A contractor uses a hammer while working on a townhouse under construction at the PulteGroup Metro housing development in Milpitas, California.

David Paul Morris | Bloomberg | Getty Images

Soaring mortgage rates are taking their toll on the country’s homebuilders as already expensive new builds become even less affordable.

Builder confidence in the new single-family home market fell 2 points to 77 in April, according to the National Association of Home Builders/Wells Fargo Housing Market Index. Any reading above 50 is considered positive sentiment, but the reading marks a fourth straight month of declines for the index, which was at 83 in April 2021.

Of the index’s three components, current selling conditions fell 2 points to 85. Buyer traffic fell 6 points to 60, and sell expectations over the next six months rose 3 points to 73 after falling 10 points in March.

“Despite low levels of inventory on hand, builders are reporting sales traffic and current sales conditions have fallen to their lowest levels since last summer as sharp hikes in mortgage rates and ongoing supply chain disruptions continue to unsettle the housing market,” said NAHB Chairman Jerry Konter, a builder and developer Savannah, Georgia.

The average interest rate on the 30-year fixed-rate mortgage was around 3.90% in early March and is now at 5.15%, according to Mortgage News Daily. That’s the highest rate in more than a decade. The rate is trailing loosely the US 10-year Treasury yield, which has risen but is also being hurt as the Federal Reserve pulls out of the mortgage-backed bond market.
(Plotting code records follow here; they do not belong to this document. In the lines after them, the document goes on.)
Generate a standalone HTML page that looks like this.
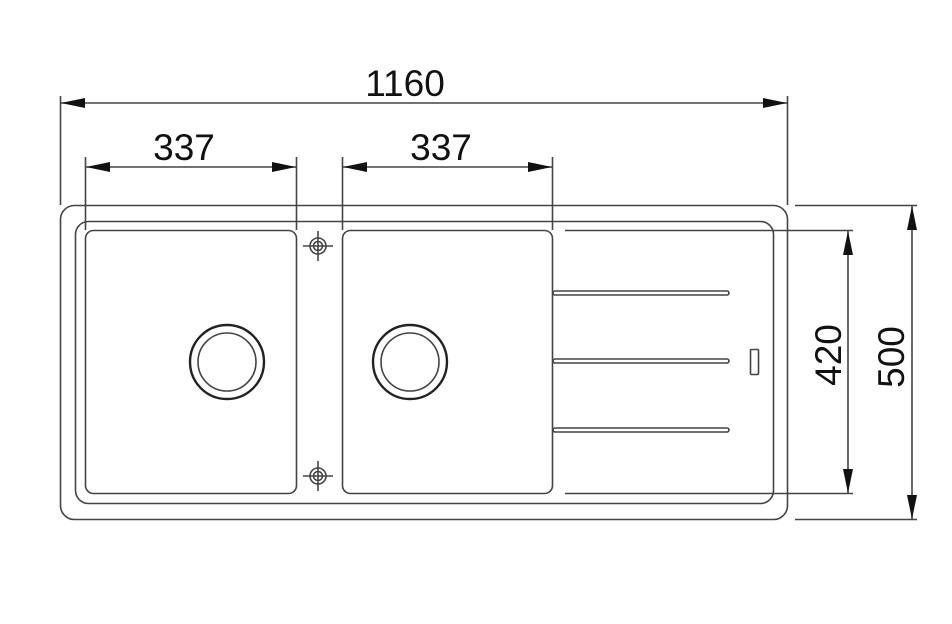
<!DOCTYPE html>
<html><head><meta charset="utf-8"><style>
html,body{margin:0;padding:0;background:#fff;}
svg{display:block}
text{font-family:"Liberation Sans",Arial,sans-serif;fill:#111;}
</style></head><body>
<svg width="952" height="624" viewBox="0 0 952 624" xmlns="http://www.w3.org/2000/svg">
<defs>
<marker id="a" viewBox="0 0 24 10" refX="24" refY="5" markerWidth="24" markerHeight="10" markerUnits="userSpaceOnUse" orient="auto-start-reverse">
<path d="M0,0 L24,5 L0,10 Z" fill="#111"/></marker>
</defs>
<g fill="none" stroke="#444" stroke-width="1.6">
<rect x="60.5" y="205.5" width="727" height="314" rx="14"/>
<rect x="75.5" y="221.5" width="698" height="282" rx="13"/>
<rect x="85.5" y="230.5" width="211" height="263" rx="8"/>
<rect x="342.5" y="230.5" width="210" height="263" rx="8"/>
<line x1="565" y1="230.5" x2="853" y2="230.5"/>
<line x1="565" y1="493.5" x2="853" y2="493.5"/>
<line x1="795" y1="205.5" x2="917" y2="205.5"/>
<line x1="795" y1="519.5" x2="917" y2="519.5"/>
<rect x="553" y="291" width="176" height="4" rx="2"/>
<rect x="553" y="359" width="176" height="4" rx="2"/>
<rect x="553" y="428" width="176" height="4" rx="2"/>
<rect x="750.5" y="349.5" width="8" height="25" rx="1"/>
<circle cx="227" cy="362" r="37" stroke-width="2.4" stroke="#222"/>
<circle cx="227" cy="362" r="29"/>
<circle cx="410" cy="362" r="37" stroke-width="2.4" stroke="#222"/>
<circle cx="410" cy="362" r="29"/>
<circle cx="318" cy="246" r="8"/><circle cx="318" cy="246" r="4.5"/>
<line x1="303" y1="246" x2="333" y2="246"/><line x1="318" y1="231" x2="318" y2="261"/>
<circle cx="318" cy="476" r="8"/><circle cx="318" cy="476" r="4.5"/>
<line x1="303" y1="476" x2="333" y2="476"/><line x1="318" y1="461" x2="318" y2="491"/>
<line x1="60.5" y1="96" x2="60.5" y2="205"/>
<line x1="787.5" y1="96" x2="787.5" y2="205"/>
<line x1="85.5" y1="157" x2="85.5" y2="230"/>
<line x1="296.5" y1="157" x2="296.5" y2="230"/>
<line x1="342.5" y1="157" x2="342.5" y2="230"/>
<line x1="552.5" y1="157" x2="552.5" y2="230"/>
</g>
<g stroke="#444" stroke-width="1.6" fill="none">
<line x1="61" y1="103" x2="787" y2="103" marker-start="url(#a)" marker-end="url(#a)"/>
<line x1="86" y1="167" x2="296" y2="167" marker-start="url(#a)" marker-end="url(#a)"/>
<line x1="343" y1="167" x2="552" y2="167" marker-start="url(#a)" marker-end="url(#a)"/>
<line x1="848" y1="231" x2="848" y2="493" marker-start="url(#a)" marker-end="url(#a)"/>
<line x1="912" y1="206" x2="912" y2="519" marker-start="url(#a)" marker-end="url(#a)"/>
</g>
<text x="405" y="96" font-size="37" text-anchor="middle">1160</text>
<text x="184" y="160" font-size="37" text-anchor="middle">337</text>
<text x="441" y="160" font-size="37" text-anchor="middle">337</text>
<text x="0" y="0" font-size="37" text-anchor="middle" transform="translate(841,355) rotate(-90)">420</text>
<text x="0" y="0" font-size="37" text-anchor="middle" transform="translate(904,357) rotate(-90)">500</text>
</svg>
</body></html>
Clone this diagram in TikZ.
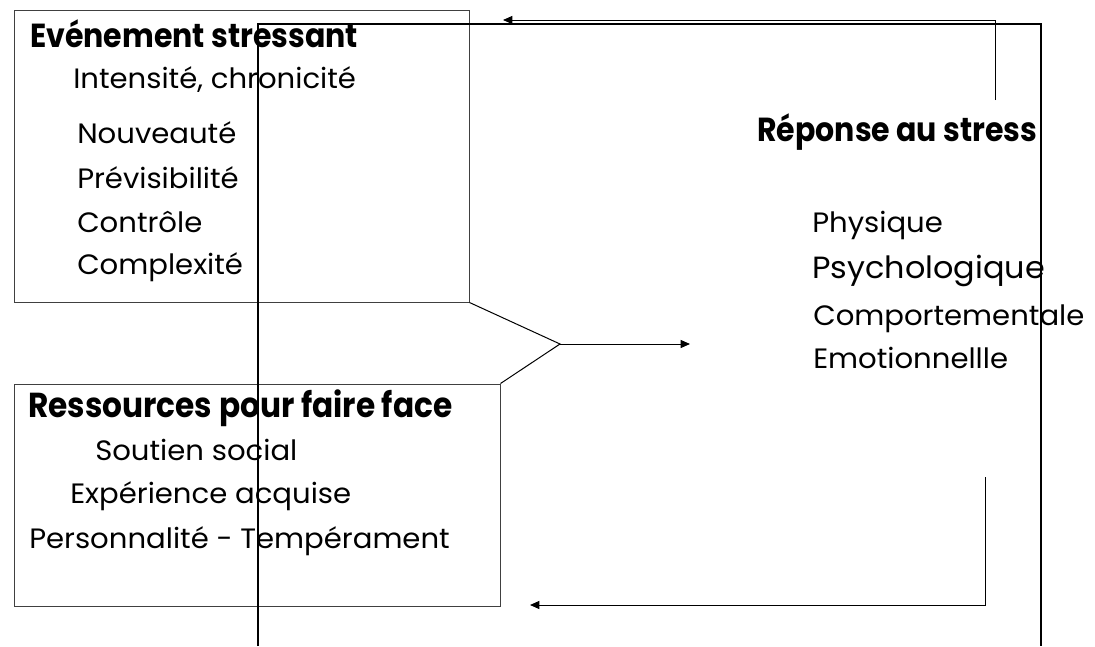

Increased mortgage rates only exacerbate high prices for new and existing homes. The median price for a new home in February was over 10% higher than a year earlier.

“The real estate market is at an inflection point as faster-than-expected rises in interest rates, rising home prices and escalating material costs have significantly worsened housing affordability conditions, particularly in the crucial entry-level market,” said NAHB Chief Economist Robert Dietz.

Regionally, homebuilder sentiment in the Northeast rose 1 point on the three-month moving average to 72. In the Midwest it fell 3 points to 69, in the South it fell 2 points to 82 and in the West it fell 1 point to 89.